Question

graph the equation below using a calculator and point - by - point plotting. indicate increasing and decreasing intervals. y = 2 ln(x + 8)
choose the correct graph below.
where is the graph increasing and/or decreasing? select the correct choice below and fill in any answer boxes within your choice.
a. the graph increases on and decreases on.
b. the graph increases on but does not decrease.
c. the graph decreases on but does not increase.
d. the graph neither increases nor decreases.

Explanation:

Step1: Determine domain

The argument of the natural - logarithm function must be positive. So, \(x + 8>0\), which gives \(x>-8\). The domain of \(y = 2\ln(x + 8)\) is \((-8,\infty)\).

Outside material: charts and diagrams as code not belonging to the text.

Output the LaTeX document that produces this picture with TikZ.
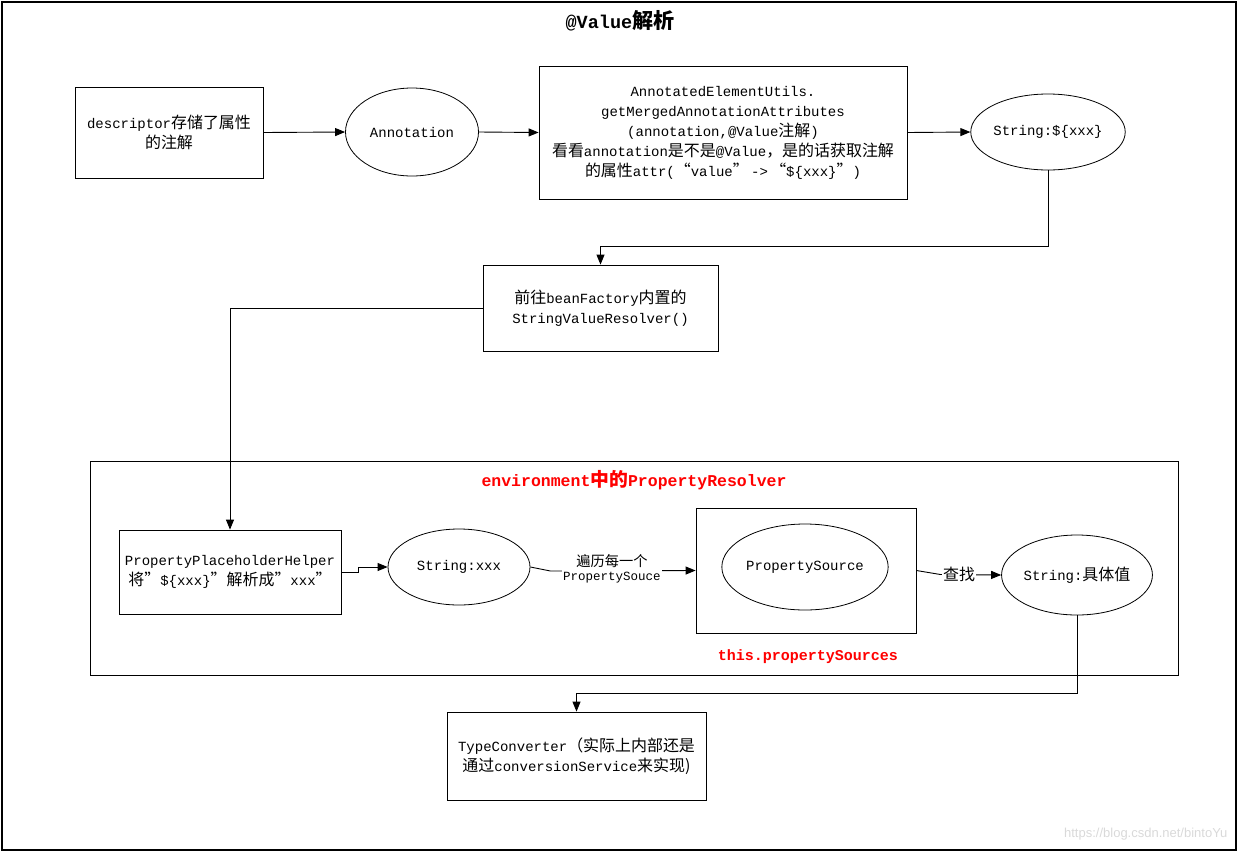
\documentclass[tikz,border=0pt]{standalone}
\usepackage{fontspec}
\setmainfont{Liberation Mono}
\newfontfamily\cjkf{Noto Sans CJK SC}[Scale=1.14]
\newfontfamily\wmfont{Liberation Sans}
\usetikzlibrary{arrows.meta,shapes.geometric}
\newcommand\zh[1]{{\cjkf #1}}
\begin{document}
\begin{tikzpicture}[x=1pt,y=-1pt,
  txt/.style={font=\fontsize{14}{20}\selectfont, align=center},
  box/.style={txt, draw, rectangle, line width=0.8pt, inner sep=0pt},
  ell/.style={txt, draw, ellipse, line width=0.8pt, inner sep=0pt},
  arr/.style={-{Triangle[length=10pt,width=8pt]}, line width=0.9pt},
  lab/.style={font=\fontsize{12.5}{14}\selectfont, align=center, fill=white, inner sep=1pt},
  redlab/.style={font=\fontsize{15}{18}\selectfont\bfseries, text=red}
]
\useasboundingbox (0,0) rectangle (1239,852);
\draw[line width=1.3pt] (2,2) rectangle (1236,850);
\node[font=\fontsize{18.5}{22}\selectfont\bfseries] (title) at (620,21) {@Value\zh{解析}};

\node[box, minimum width=188pt, minimum height=91pt] (box1) at (169,132.5)
  {descriptor\zh{存储了属性}\\\zh{的注解}};
\node[ell, minimum width=133pt, minimum height=88pt] (ann) at (412,132) {Annotation};
\node[box, minimum width=368pt, minimum height=133pt] (box2) at (723,132.5)
  {AnnotatedElementUtils.\\getMergedAnnotationAttributes\\(annotation,@Value\zh{注解})\\
   \zh{看看}annotation\zh{是不是}@Value\zh{，是的话获取注解}\\
   \zh{的属性}attr(\zh{“}value\zh{”}\,->\,\zh{“}\$\{xxx\}\zh{”})};
\node[ell, minimum width=154pt, minimum height=76pt] (s1) at (1048,132) {String:\$\{xxx\}};
\node[box, minimum width=235pt, minimum height=86pt] (box3) at (600.5,308)
  {\zh{前往}beanFactory\zh{内置的}\\StringValueResolver()};

\node[draw, line width=0.8pt, minimum width=1088pt, minimum height=214pt, inner sep=0pt] (env) at (634,568) {};
\node[redlab, font=\fontsize{16.5}{20}\selectfont\bfseries] (envt) at (634,480) {environment\zh{中的}PropertyResolver};

\node[box, minimum width=222pt, minimum height=84pt] (pph) at (230,572)
  {PropertyPlaceholderHelper\\\zh{将”}\$\{xxx\}\zh{”解析成”}xxx\zh{”}};
\node[ell, minimum width=142pt, minimum height=76pt] (s2) at (459,567) {String:xxx};
\node[box, minimum width=220pt, minimum height=125pt] (psbox) at (806,570.5) {};
\node[ell, minimum width=154pt, minimum height=86pt] (ps) at (805,567) {PropertySource};
\node[redlab] (pst) at (808,657) {this.propertySources};
\node[ell, minimum width=150pt, minimum height=80pt] (s3) at (1077,575) {String:\zh{具体值}};
\node[box, minimum width=259pt, minimum height=88pt] (tc) at (576.5,756)
  {TypeConverter\zh{（实际上内部还是}\\\zh{通过}conversionService\zh{来实现)}};

\draw[arr] (box1.east) -- (ann.west);
\draw[arr] (ann.east) -- (box2.west);
\draw[arr] (box2.east) -- (s1.west);
\draw[arr] (s1.south) -- ++(0,76) -| (box3.north);
\draw[arr] (box3.west) -| (pph.north);
\draw[arr] (pph.east) -- ++(17,0) |- (s2.west);
\draw[arr] (s2.east) -- ++(20,4) -- (psbox.west);
\draw[arr] (psbox.east) -- ++(24,4) -- (s3.west);
\draw[arr] (s3.south) -- ++(0,78) -| (tc.north);

\node[lab] (l1) at (612,569) {\zh{遍历每一个}\\PropertySouce};
\node[lab, font=\fontsize{14}{16}\selectfont] (l2) at (959,574) {\zh{查找}};

\node[font=\wmfont\fontsize{13}{15}\selectfont, text=gray!30, anchor=east] (wm) at (1231,834) {https://blog.csdn.net/bintoYu};
\end{tikzpicture}
\end{document}
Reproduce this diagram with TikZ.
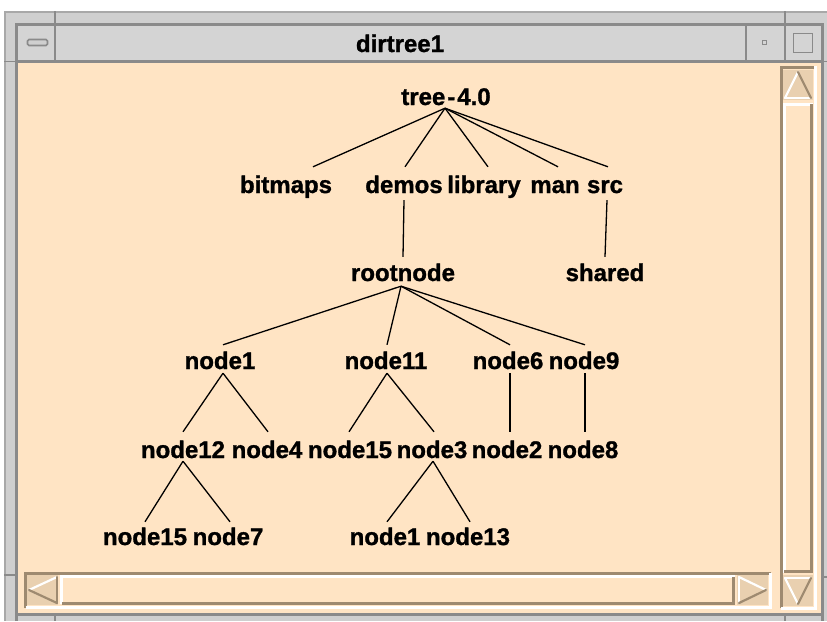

Step2: Analyze the derivative

The derivative of \(y=f(x)=2\ln(x + 8)\) using the chain - rule. The derivative of \(\ln(u)\) with respect to \(x\) is \(\frac{u'}{u}\), where \(u=x + 8\) and \(u'=1\). So \(y'=\frac{2}{x + 8}\).
For \(x>-8\), \(y'=\frac{2}{x + 8}>0\). When the derivative of a function is positive on an interval, the function is increasing on that interval.

Answer:

The graph increases on \((-8,\infty)\) but does not decrease. So the answer is B. The graph increases on \((-8,\infty)\) but does not decrease.